WHAT YOU HAVE TO DO> Gather each line of the records where "Write" appears.

DATASET>
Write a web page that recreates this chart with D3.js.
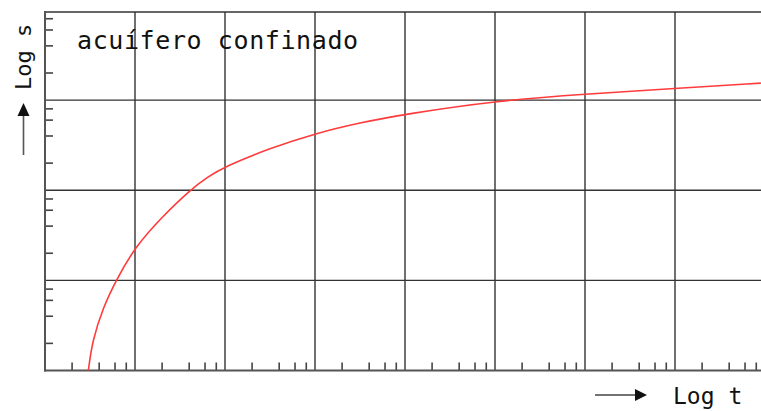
<!DOCTYPE html>
<html>
<head>
<meta charset="utf-8">
<script src="https://cdn.jsdelivr.net/npm/d3@7"></script>
<style>
  body { margin: 0; background: #fff; }
  text { font-family: "DejaVu Sans Mono", "Liberation Mono", monospace; fill: #111; }
</style>
</head>
<body>
<div id="chart"></div>
<script>
// drawdown curve (log t, log s)
const tValues = [3.03, 3.36, 4.44, 6.15, 10, 20.5, 40.8, 63.1, 100, 316, 1000, 3162, 1e4, 1e5, 1e6, 1e7, 9e7];
const sValues = [1.0, 2.15, 5.05, 10, 23.5, 52, 100, 139, 183, 293, 426, 562, 699, 982, 1166, 1350, 1545];

const xMajor = [1e1, 1e2, 1e3, 1e4, 1e5, 1e6, 1e7];
const yMajor = [1e1, 1e2, 1e3];
const minorSteps = [2, 4, 6, 8];
const xDecadeStarts = [1, 1e1, 1e2, 1e3, 1e4, 1e5, 1e6, 1e7];
const yDecadeStarts = [1, 1e1, 1e2, 1e3];

const title = "acuífero confinado";
const xLabel = "Log t";
const yLabel = "Log s";

const width = 761;
const height = 411;
const margin = { left: 45, top: 12, right: -4, bottom: 40.5 };

const svg = d3.select("#chart")
  .append("svg")
  .attr("width", width)
  .attr("height", height);

const x = d3.scaleLog().domain([1, 1e8]).range([margin.left, width - margin.right]);
const y = d3.scaleLog().domain([1, 9500]).range([height - margin.bottom, margin.top]);

const x0 = x.range()[0], x1 = x.range()[1];
const y0 = y.range()[0], y1 = y.range()[1];

// grid
const grid = svg.append("g").attr("stroke", "#333").attr("stroke-width", 1.4);
grid.selectAll(".vx")
  .data(xMajor)
  .enter()
  .append("line")
  .attr("x1", (d) => x(d)).attr("x2", (d) => x(d))
  .attr("y1", y1).attr("y2", y0);
grid.selectAll(".hy")
  .data(yMajor)
  .enter()
  .append("line")
  .attr("x1", x0).attr("x2", x1)
  .attr("y1", (d) => y(d)).attr("y2", (d) => y(d));
grid.append("line")
  .attr("x1", x0).attr("x2", x1)
  .attr("y1", y1).attr("y2", y1);

// minor ticks
const xMinor = xDecadeStarts.flatMap((d) => minorSteps.map((m) => d * m));
const yMinor = yDecadeStarts.flatMap((d) => minorSteps.map((m) => d * m)).filter((d) => d < 9500);
const ticks = svg.append("g").attr("stroke", "#444").attr("stroke-width", 1.6);
ticks.selectAll(".tx")
  .data(xMinor)
  .enter()
  .append("line")
  .attr("x1", (d) => x(d)).attr("x2", (d) => x(d))
  .attr("y1", y0).attr("y2", y0 - 8);
ticks.selectAll(".ty")
  .data(yMinor)
  .enter()
  .append("line")
  .attr("x1", x0).attr("x2", x0 + 8)
  .attr("y1", (d) => y(d)).attr("y2", (d) => y(d));

// axes
const axes = svg.append("g").attr("stroke", "#555").attr("stroke-width", 2);
axes.append("line").attr("x1", x0).attr("x2", x0).attr("y1", y1 - 1).attr("y2", y0 + 1);
axes.append("line").attr("x1", x0 - 1).attr("x2", x1).attr("y1", y0).attr("y2", y0);

// curve
const pts = tValues.map((t, i) => [x(t), y(sValues[i])]);
svg.append("path")
  .datum(pts)
  .attr("fill", "none")
  .attr("stroke", "#ff3b3b")
  .attr("stroke-width", 1.6)
  .attr("d", d3.line().curve(d3.curveBasis));

// labels
svg.append("text")
  .attr("x", 77)
  .attr("y", 49)
  .attr("font-size", 25)
  .attr("letter-spacing", 0.6)
  .text(title);

svg.append("text")
  .attr("x", 673)
  .attr("y", 404)
  .attr("font-size", 23)
  .text(xLabel);

svg.append("text")
  .attr("transform", "translate(31, 90) rotate(-90)")
  .attr("font-size", 22)
  .text(yLabel);

// arrows
const arrows = svg.append("g");
arrows.append("line")
  .attr("x1", 595).attr("x2", 638).attr("y1", 395).attr("y2", 395)
  .attr("stroke", "#444").attr("stroke-width", 1.6);
arrows.append("path")
  .attr("d", "M635,389 L647,395 L635,401 Z")
  .attr("fill", "#111");
arrows.append("line")
  .attr("x1", 23.5).attr("x2", 23.5).attr("y1", 155).attr("y2", 114)
  .attr("stroke", "#555").attr("stroke-width", 1.6);
arrows.append("path")
  .attr("d", "M17.5,116 L23.5,103 L29.5,116 Z")
  .attr("fill", "#111");
</script>
</body>
</html>
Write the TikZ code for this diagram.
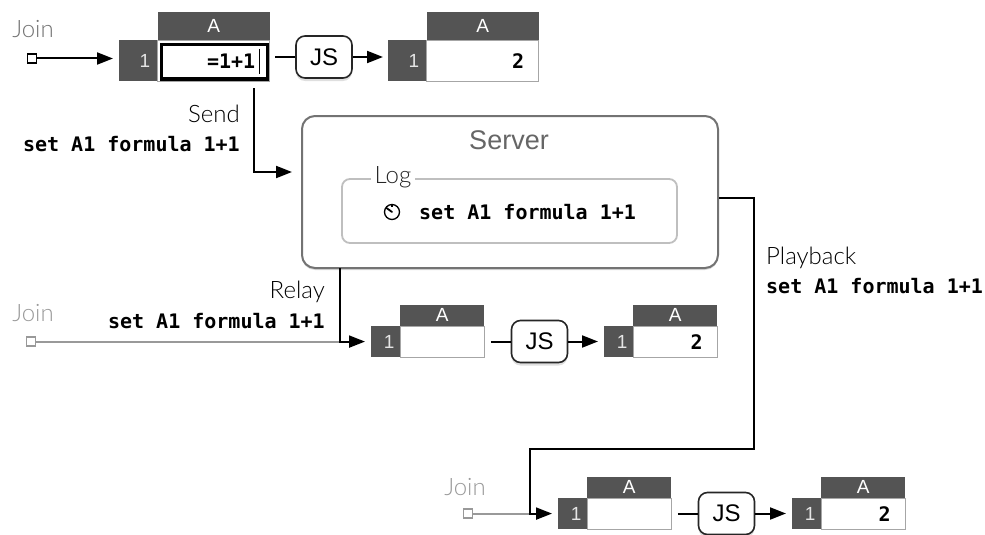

ANSWER IN FULL>
Write a web page that recreates this chart with D3.js.
Write the TikZ code for this diagram.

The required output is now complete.